THE MAIN SELL: Although the manufacturing sector encompasses a variety of products, from computer components and automobiles to canned seafood and beer, the largest contributors to exports are electronics and electrical appliances, which accounted for a combined total value of 23% ($44.09bn) of all 2011 exports. The quickly growing automobile industry continues to expand and now contributes 10% of total exports, up from just 2% in 1996, while the chemicals and petrochemicals sector combined for 9% of the value of all 2011 exports according to central bank figures.
PETROCHEMICALS: Leveraging Thailand’s significant natural gas supplies located in the Gulf of Thailand, the country’s petrochemicals industry is thriving.

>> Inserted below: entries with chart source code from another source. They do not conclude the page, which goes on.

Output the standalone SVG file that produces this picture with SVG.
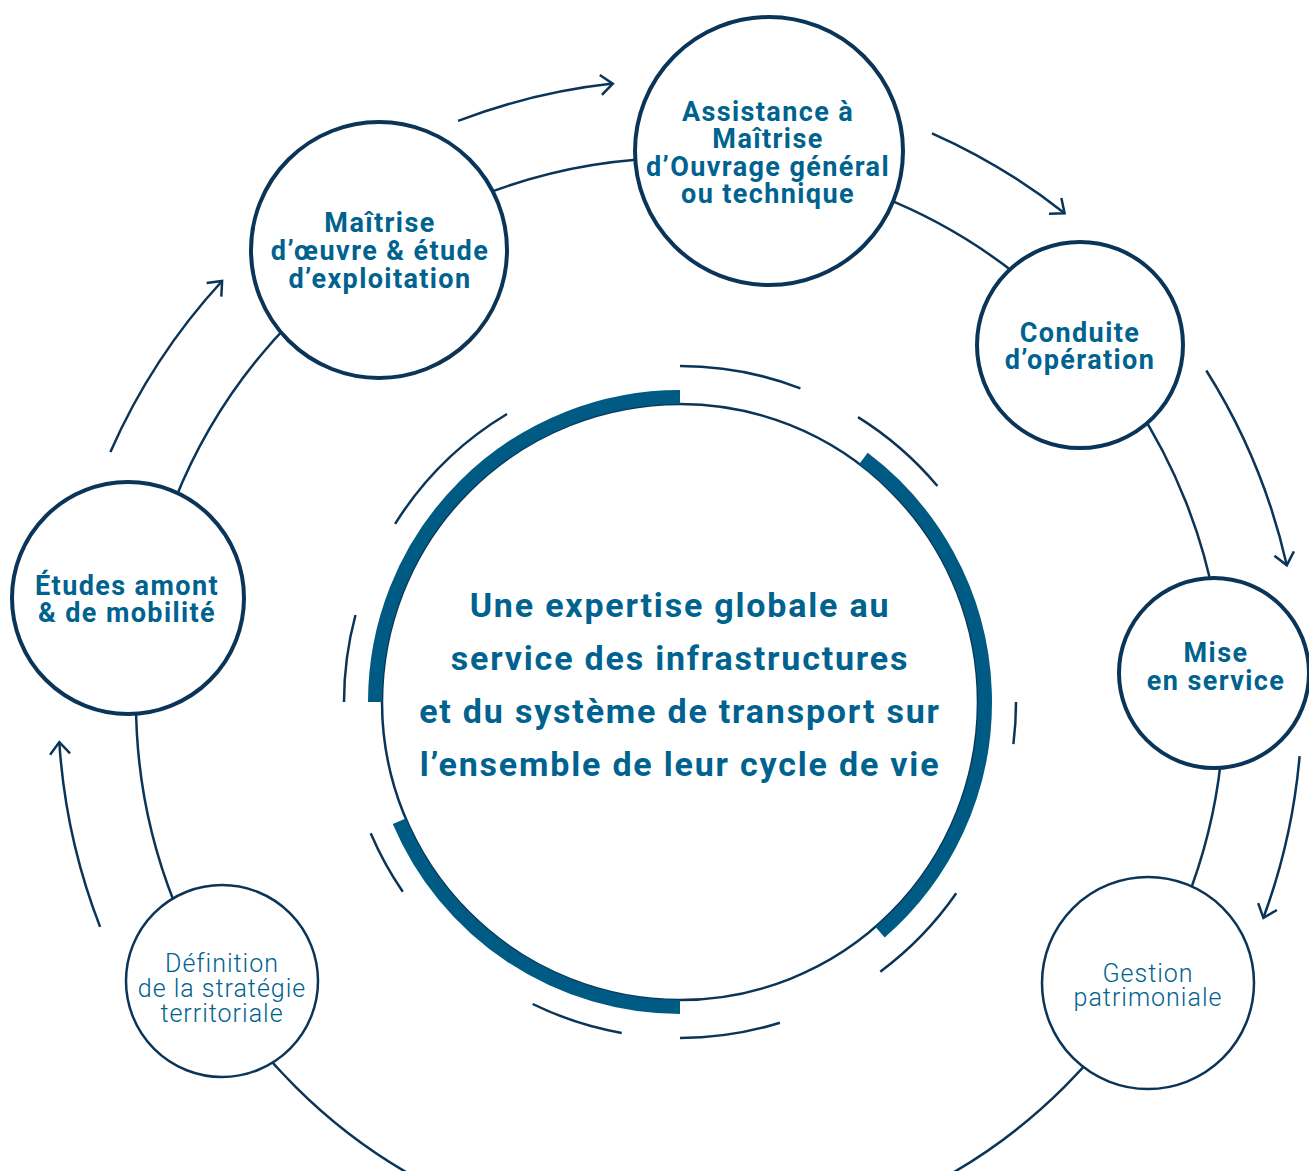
<svg xmlns="http://www.w3.org/2000/svg" width="1309" height="1171" viewBox="0 0 1309 1171">
<defs>
<style>
.ln{fill:none;stroke:#0b3558;stroke-width:2.5}
.thick{fill:none;stroke:#005b84;stroke-width:14}
.node{fill:#fff;stroke:#0b3558;stroke-width:4}
.nodel{fill:#fff;stroke:#0b3558;stroke-width:2.5}
.t{font-family:Roboto,"Liberation Sans",sans-serif;font-weight:700;font-size:27px;letter-spacing:1.4px;fill:#00628e;text-anchor:middle}
.tl{font-family:Roboto,"Liberation Sans",sans-serif;font-weight:300;font-size:25px;letter-spacing:1px;fill:#00628e;text-anchor:middle}
.tc{font-family:Roboto,"Liberation Sans",sans-serif;font-weight:700;font-size:34px;letter-spacing:1.8px;fill:#00628e;text-anchor:middle}
</style>
<marker id="ah" markerUnits="userSpaceOnUse" markerWidth="30" markerHeight="30" viewBox="-15 -15 30 30" refX="0" refY="0" orient="auto" overflow="visible">
<path d="M-12,-10 L0,0 L-12,10" fill="none" stroke="#0b3558" stroke-width="2.5"/>
</marker>
</defs>
<rect width="1309" height="1171" fill="#fff"/>
<g id="connectors">
<circle class="ln" cx="680" cy="702" r="544"/>
<path class="ln" marker-end="url(#ah)" d="M458.1,120.9 A622,622 0 0 1 612.8,83.6"/>
<path class="ln" marker-end="url(#ah)" d="M932,133.3 A622,622 0 0 1 1064.6,213.2"/>
<path class="ln" marker-end="url(#ah)" d="M1206.3,370.5 A622,622 0 0 1 1286.8,565.3"/>
<path class="ln" marker-end="url(#ah)" d="M1299.6,756.2 A622,622 0 0 1 1263.4,917.8"/>
<path class="ln" marker-end="url(#ah)" d="M100.1,926.9 A622,622 0 0 1 59.3,742.1"/>
<path class="ln" marker-end="url(#ah)" d="M110.4,452 A622,622 0 0 1 222.1,281"/>
</g>
<g id="center">
<circle cx="680" cy="702" r="298" fill="#fff" stroke="#0b3558" stroke-width="2.5"/>
<path class="thick" d="M375,702 A305,305 0 0 1 680,397"/>
<path class="thick" d="M863.5,458.4 A305,305 0 0 1 880.1,932.2"/>
<path class="thick" d="M680,1007 A305,305 0 0 1 399.2,821.2"/>
<path class="ln" d="M680,366 A336,336 0 0 1 800.4,388.3"/>
<path class="ln" d="M858,417.1 A336,336 0 0 1 937.4,486"/>
<path class="ln" d="M1016,702 A336,336 0 0 1 1013.4,744.1"/>
<path class="ln" d="M956.2,893.3 A336,336 0 0 1 880.3,971.7"/>
<path class="ln" d="M779.9,1022.8 A336,336 0 0 1 680,1038"/>
<path class="ln" d="M621.7,1032.9 A336,336 0 0 1 532.7,1004"/>
<path class="ln" d="M402.8,891.8 A336,336 0 0 1 370.7,833.3"/>
<path class="ln" d="M344,702 A336,336 0 0 1 355.5,615"/>
<path class="ln" d="M395.1,523.9 A336,336 0 0 1 507,414"/>
<text class="tc" x="680" y="617">Une expertise globale au</text>
<text class="tc" x="680" y="670">service des infrastructures</text>
<text class="tc" x="680" y="723">et du système de transport sur</text>
<text class="tc" x="680" y="776">l’ensemble de leur cycle de vie</text>
</g>
<g id="node-moe">
<circle class="node" cx="379" cy="250" r="128"/>
<text class="t" x="380" y="232">Maîtrise</text>
<text class="t" x="380" y="260">d’œuvre &amp; étude</text>
<text class="t" x="380" y="288">d’exploitation</text>
</g>
<g id="node-amo">
<circle class="node" cx="769" cy="151" r="134"/>
<text class="t" x="768" y="121">Assistance à</text>
<text class="t" x="768" y="148">Maîtrise</text>
<text class="t" x="768" y="176">d’Ouvrage général</text>
<text class="t" x="768" y="203">ou technique</text>
</g>
<g id="node-conduite">
<circle class="node" cx="1080" cy="345" r="103"/>
<text class="t" x="1080" y="342">Conduite</text>
<text class="t" x="1080" y="369">d’opération</text>
</g>
<g id="node-mise">
<circle class="node" cx="1214" cy="673" r="95"/>
<text class="t" x="1216" y="662">Mise</text>
<text class="t" x="1216" y="690">en service</text>
</g>
<g id="node-gestion">
<circle class="nodel" cx="1148" cy="983" r="106"/>
<text class="tl" x="1148" y="982">Gestion</text>
<text class="tl" x="1148" y="1006">patrimoniale</text>
</g>
<g id="node-etudes">
<circle class="node" cx="128" cy="598" r="116"/>
<text class="t" x="127" y="595">Études amont</text>
<text class="t" x="127" y="622">&amp; de mobilité</text>
</g>
<g id="node-definition">
<circle class="nodel" cx="222" cy="981" r="96"/>
<text class="tl" x="222" y="972">Définition</text>
<text class="tl" x="222" y="997">de la stratégie</text>
<text class="tl" x="222" y="1022">territoriale</text>
</g>
</svg>
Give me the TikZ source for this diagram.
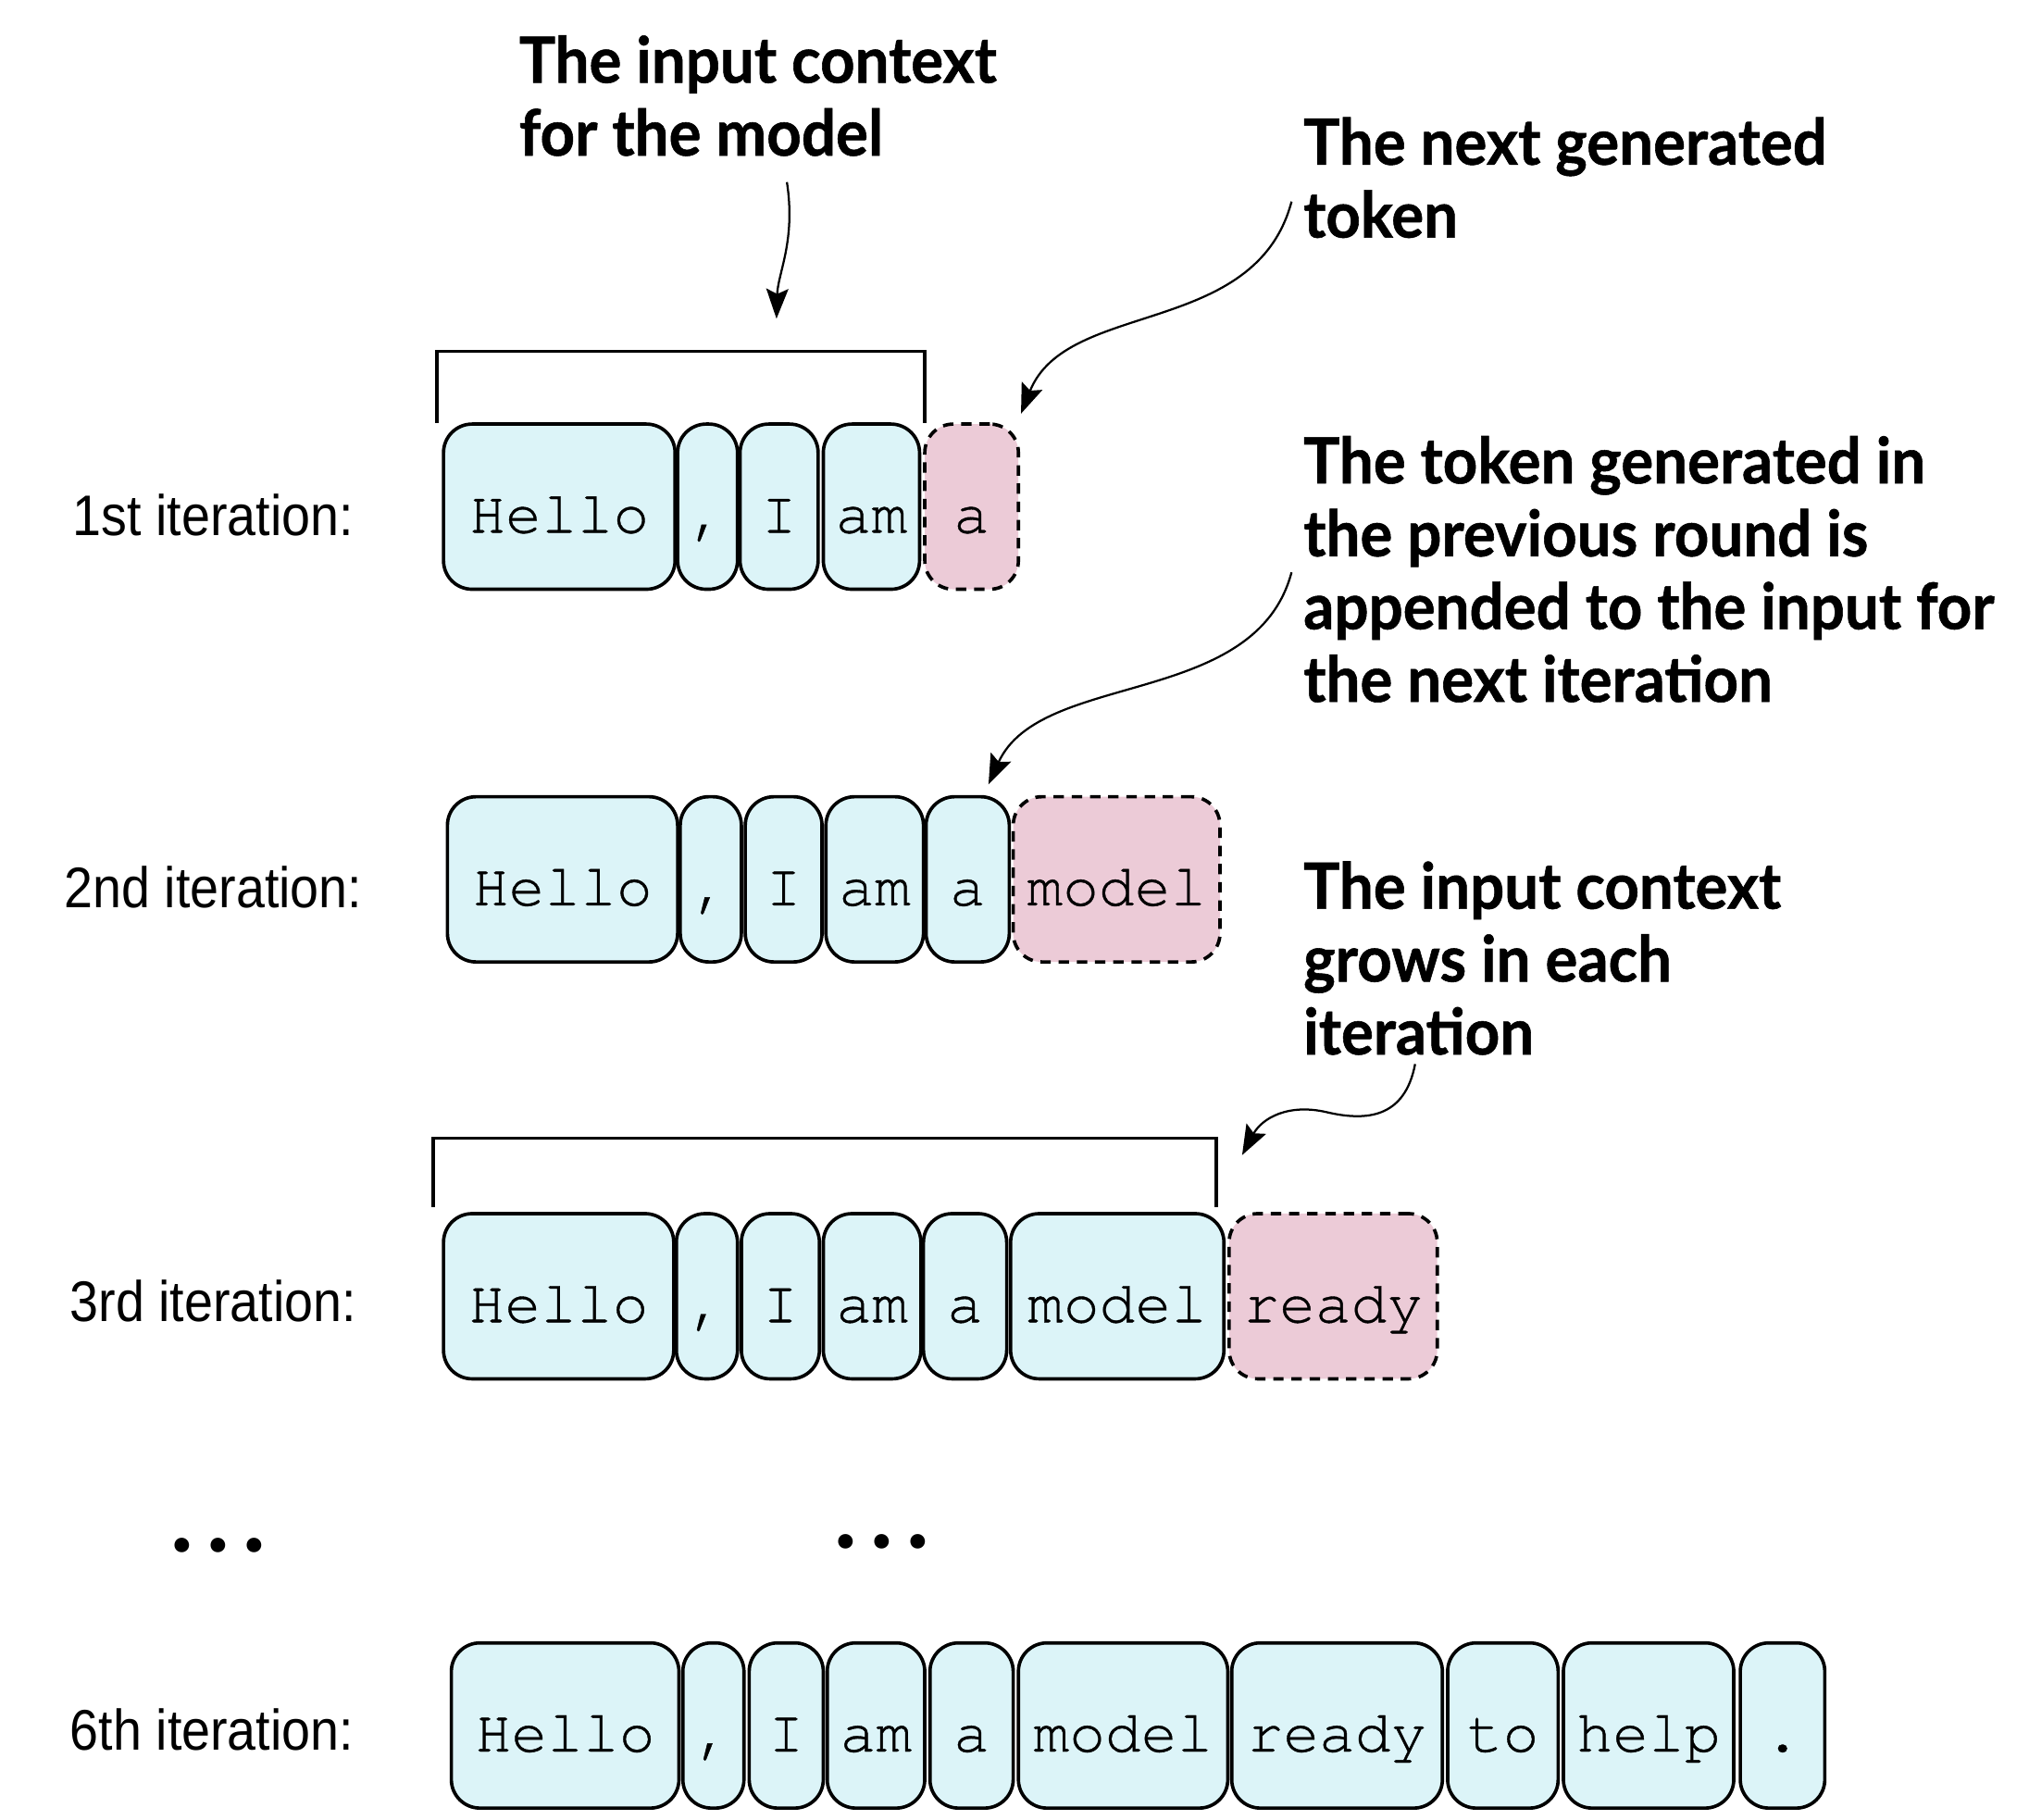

International demand for downstream polymers continues to expand while the country’s domestic appetite is being fuelled by manufacturing growth in sectors such as automotives, packaging and electronics. “The domestic market for petrochemicals is also improving post-floods, as people move to replace the stocks they depleted last year,” Bowon Vongsinudom, the president of PTT Global Chemical, told OBG. “Growth in demand for plastics in particular is gathering pace and we foresee sustained growth on the local market.”
Much of the chemicals and petrochemicals production is based out of the Map Ta Phut industrial park, located 200 km east of Bangkok in Rayong province near the Gulf of Thailand, and is home to numerous upstream petrochemicals cracker plants in addition to downstream operations. These include facilities operated by leading international producers such as the Dow Chemicals Company, BASF and Bayer, as well as homegrown companies including Siam Cement Group (SCG) via its subsidiary SCG Chemicals, Indorama Ventures and a number of subsidiaries of PTT, Thailand’s national energy company. Through the first five months of 2011, the country’s polyethylene exports totalled 800,000 tonnes, a 104% year-on-year increase, according to the Petroleum Institute of Thailand (PTIT). In May 2012 an explosion and fire at a Bangkok Synthetics petrochemicals plant, 20% of which is owned by SCG, in Map Ta Phut killed a dozen people and injured 129, according to The Bangkok Post. Pongsvas Svasti, the minister of industry, said he ordered the factory to close and instructed other factories to inspect their own security systems to avoid a similar disaster elsewhere.
JOINING FORCES: National integrated energy giant PTT is the largest player in the domestic petrochemicals market, producing a range of downstream products including olefins, polyethylene and polymers. The vertically integrated company consolidated operations in a cost-saving move when it merged PTT Chemical Public Company and PTT Aromatics and Refining Public Company into a single flagship company, PTT Global Chemical Public Company (PTTGC), in October 2011. According to company documents, the new entity now has a total olefins and aromatics capacity of 8.2m tonnes per annum (tpa) in addition to its petroleum output of 280,000 barrels per day, which ranks not only as largest domestic producer but the third largest integrated petrochemicals and refining company in Asia.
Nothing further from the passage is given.